The stories coming out of Puerto Rico right now are heartrending.

Already suffering from serious economic woes, the island was not prepared for the devastation that followed Hurricane Maria. Rescue and relief efforts have begun, but the challenges of supplies and repair are more substantial when everything needs to be brought in by boat or by plane.

Yesterday the Trump Administration finally granted a Jones Act waiver to aid in the Puerto Rico relief effort, and it goes beyond just fuel to encompass all goods shipped from U.S. ports to the island.

But a temporary waiver isn’t going to be enough this time. Puerto Rico had been lobbying to ease Jones Act restrictions long before Maria reached its shores. Much like in Hawaii, the Jones Act has been throttling that island’s economy. Now, Puerto Rico faces a substantial rebuilding effort, and the Jones Act will be a cruel and unnecessary burden.
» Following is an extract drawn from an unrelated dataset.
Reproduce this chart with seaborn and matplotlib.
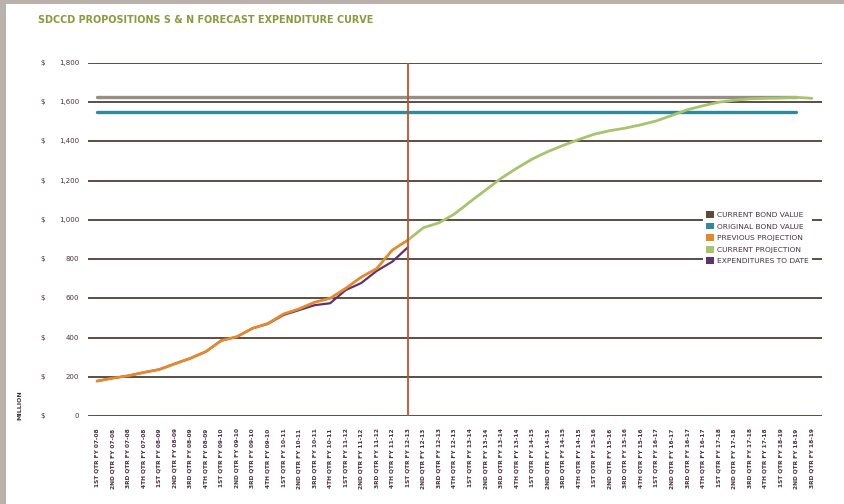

That is why Congress and the president should move to make this temporary Jones Act waiver permanent. Puerto Rico desperately needs meaningful, long-term relief, and removing the regulatory barriers created by the Jones Act’s cabotage provisions could help its struggling residents rebuild both their infrastructure and economy.

And Puerto Rico is not the only far-flung U.S. island that deserves consideration in this case. There is a lesson here for Hawaii as well.

Situated far from the U.S. mainland, we are more isolated (and therefore more at risk) in the case of an emergency. The Jones Act is a dead weight on our businesses, and adds to our cost of living. Why should we wait for a disaster to take action when it has become clear that the Act is a continual burden on every state and territory in the nation?

The Jones Act waivers declared after hurricanes Harvey, Irma and Maria are a wake-up call to Washington, D.C., that it’s time to update this dubious legislation for the 21st century.